Startup Wind Mobile plans to end the year expanding its cellular network in Ontario and continue in 2012 by adding service in three more provinces.
Chairman and CEO Anthony Lacavera disclosed the plans Friday as the company announced a three-year deal with Manitoba-based Allstream to provide backhaul IP connectivity for Wind in southwestern Ontario and the Toronto area.
“Allstream’s fibre network is very well suited to our large data requirements” that stem from the unlimited data plans Wind offers, Lacavera said.
After starting wireless service in Welland and St. Catherines in Ontario’s Niagara region last month, Wind will open stores in Guelph and Cambridge, Ont., this month and London, Ont., before Christmas.
It will also continue to expand along Highway 401 east of Toronto this year and next.
Next year will see Wind start service in Nova Scotia (Halifax), Manitoba (Winnipeg) and Saskatchewan (Saskatoon), and expand its Vancouver beachhead to cover the lower B.C. mainland.
As for Alberta, Lacavera said that Wind’s networks have gone as far as they can go in Calgary and Edmonton with the higher band AWS spectrum it has. To go farther outside the suburbs will require the lower band 700 MHz spectrum Industry Canada will auction off next. Without spectrum in the 700 MHz band, Lacavera said, Wind can’t shift its network to the fastest wireless data technology, LTE.
That auction had been expected in 2012, perhaps along with spectrum in the 2500 MHz band, but the government has yet to set the rules and conditions of eligibility for bidders.
As a result, Lacavera’s thinking of mounting a publicity campaign to remind the Harper government of how important it is that Ottawa again set aside spectrum that only new entrants can buy and incumbents with huge finances – like BCE Inc.’s Bell Canada [TSX, NYSE: BCE], Rogers Communications Inc. [TSX: RCI.A and RCI.B] and Telus Communications – cannot.
In making this move, Wind would be joining other carriers in trying to urge Ottawa to hasten its decision. For example, in the summer Rogers set up a Web site telling Canadians that the government shouldn’t limit some carriers from buying 700 MHz spectrum. The site includes a link people can use to send an email to politicians.
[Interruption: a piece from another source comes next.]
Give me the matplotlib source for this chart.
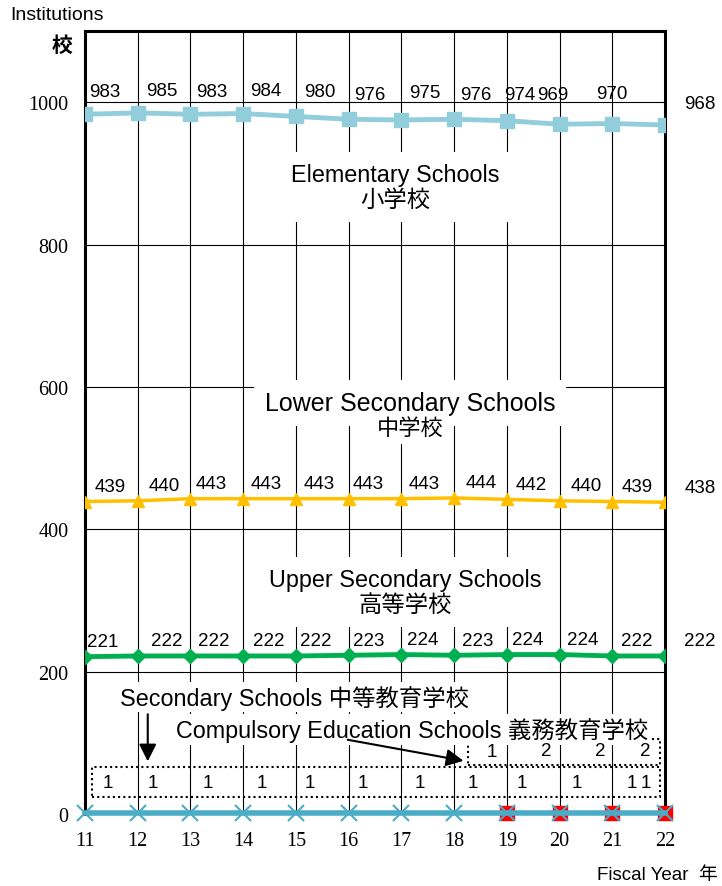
import matplotlib.pyplot as plt
from matplotlib.patches import Rectangle

plt.rcParams['font.family'] = ['Liberation Sans', 'Noto Sans CJK JP']

years = [11, 12, 13, 14, 15, 16, 17, 18, 19, 20, 21, 22]
elementary = [983, 985, 983, 984, 980, 976, 975, 976, 974, 969, 970, 968]
lower_sec = [439, 440, 443, 443, 443, 443, 443, 444, 442, 440, 439, 438]
upper_sec = [221, 222, 222, 222, 222, 223, 224, 223, 224, 224, 222, 222]
secondary = [1, 1, 1, 1, 1, 1, 1, 1, 1, 1, 1, 1]
comp_years = [19, 20, 21, 22]
compulsory = [1, 2, 2, 2]

fig = plt.figure(figsize=(7.22, 8.87), dpi=100)
ax = fig.add_axes([85 / 722, 1 - 815 / 887, 580 / 722, 783 / 887])
ax.set_xlim(11, 22)
ax.set_ylim(0, 1100)
ax.set_xticks(years)
ax.set_yticks([0, 200, 400, 600, 800, 1000])
ax.grid(True, color='black', lw=0.8)
ax.set_axisbelow(True)
ax.tick_params(length=0, pad=12)
for lab in ax.get_xticklabels() + ax.get_yticklabels():
    lab.set_fontfamily('Liberation Serif')
    lab.set_fontsize(14.5)
for s in ['left', 'right', 'top']:
    ax.spines[s].set_linewidth(2.2)
ax.spines['bottom'].set_visible(False)

# series
ax.plot(years, elementary, color='#92CDDC', lw=3.5, marker='s', ms=10, zorder=4)
ax.plot(years, lower_sec, color='#FFC000', lw=2.5, marker='^', ms=9, zorder=4)
ax.plot(years, upper_sec, color='#00B050', lw=3.5, marker='D', ms=7, zorder=4)
ax.plot(comp_years, compulsory, color='red', lw=1, marker='s', ms=10,
        zorder=5, clip_on=False)
ax.plot(years, secondary, color='#4BACC6', lw=4, marker='x', ms=12, mew=1.5,
        zorder=6, clip_on=False)

lab_kw = dict(textcoords='offset pixels', ha='center', va='center',
              fontsize=13.5, annotation_clip=False, zorder=7)

el_dx = [20, 24, 21, 23, 24, 21, 23, 22, 13, -7, 0, 35]
el_dy = [23, 22, 23, 23, 25, 25, 27, 25, 26, 30, 30, 21]
for x, y, dx, dy in zip(years, elementary, el_dx, el_dy):
    ax.annotate(str(y), (x, y), xytext=(dx, dy), **lab_kw)

lo_dx = [25, 27, 21, 23, 23, 20, 23, 27, 24, 27, 25, 35]
for x, y, dx in zip(years, lower_sec, lo_dx):
    ax.annotate(str(y), (x, y), xytext=(dx, 15), **lab_kw)

up_dx = [18, 29, 23, 26, 20, 20, 21, 24, 21, 23, 24, 35]
for x, y, dx in zip(years, upper_sec, up_dx):
    ax.annotate(str(y), (x, y), xytext=(dx, 15), **lab_kw)

se_dx = [23, 15, 17, 19, 14, 14, 18, 19, 15, 17, 20, -19]
for x, y, dx in zip(years, secondary, se_dx):
    ax.annotate(str(y), (x, y), xytext=(dx, 31), **lab_kw)

co_dx = [-15, -13, -12, -20]
for x, y, dx in zip(comp_years, compulsory, co_dx):
    ax.annotate(str(y), (x, y), xytext=(dx, 62), **lab_kw)

# dotted boxes
ax.add_patch(Rectangle((11.13, 24), 21.905 - 11.13, 42, fill=False,
                       ls=(0, (1, 1.5)), lw=1.5, color='black', zorder=3))
ax.add_patch(Rectangle((18.26, 69), 21.905 - 18.26, 36, fill=False,
                       ls=(0, (1, 1.5)), lw=1.5, color='black', zorder=3))

box = dict(facecolor='white', edgecolor='none', pad=8)
ax.text(16.88, 881, 'Elementary Schools\n小学校', ha='center', va='center',
        fontsize=16.8, linespacing=1.1, bbox=box, zorder=3)
ax.text(17.16, 578, 'Lower Secondary Schools', ha='center', va='center',
        fontsize=18, bbox=dict(facecolor='white', edgecolor='none', pad=8), zorder=3)
ax.text(17.16, 542, '中学校', ha='center', va='center', fontsize=16,
        bbox=dict(facecolor='white', edgecolor='none', pad=4), zorder=3)
ax.text(17.07, 312, 'Upper Secondary Schools\n高等学校', ha='center', va='center',
        fontsize=16.8, linespacing=1.1, bbox=box, zorder=3)
ax.text(14.98, 164, 'Secondary Schools 中等教育学校', ha='center', va='center',
        fontsize=16.8, bbox=dict(facecolor='white', edgecolor='none', pad=2), zorder=3)
ax.text(17.2, 119, 'Compulsory Education Schools 義務教育学校', ha='center',
        va='center', fontsize=16.8,
        bbox=dict(facecolor='white', edgecolor='none', pad=2), zorder=3)

arrow = dict(arrowstyle='-|>', color='black', lw=1.5, mutation_scale=26)
ax.annotate('', xy=(12.19, 70), xytext=(12.19, 144), arrowprops=arrow, zorder=4)
ax.annotate('', xy=(18.23, 74), xytext=(15.93, 105), arrowprops=arrow, zorder=4)

fig.text(10 / 722, 1 - 15 / 887, 'Institutions', fontsize=14, va='center')
fig.text(62 / 722, 1 - 45 / 887, '校', fontsize=15, va='center', ha='center',
         fontfamily='Noto Sans CJK JP', fontweight='bold')
fig.text(597 / 722, 1 - 876 / 887, 'Fiscal Year  年', fontsize=13.5, va='center')

fig.savefig('out.png', dpi=100)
The lobbying has been going on in earnest since last December, but quieted down after the election.
“That seems to have fallen off the government’s radar to a certain extent,” Lacavera said, “and we want to make sure it’s front and centre.”
The Harper government has tied the auction rules to a decision on possibly relaxing the rules on foreign ownership of telecommunications carriers. New entrants like Wind want to ensure they’ll be able to raise enough money to buy 700 MHz spectrum, which is expected to be at least as expensive as the AWS spectrum auctioned in 2008. Carriers –including newcomers Wind, Mobilicity, Public Mobile, Quebec cable company Videotron and Halifax-based cableco Eastlink — $4.2 billion then.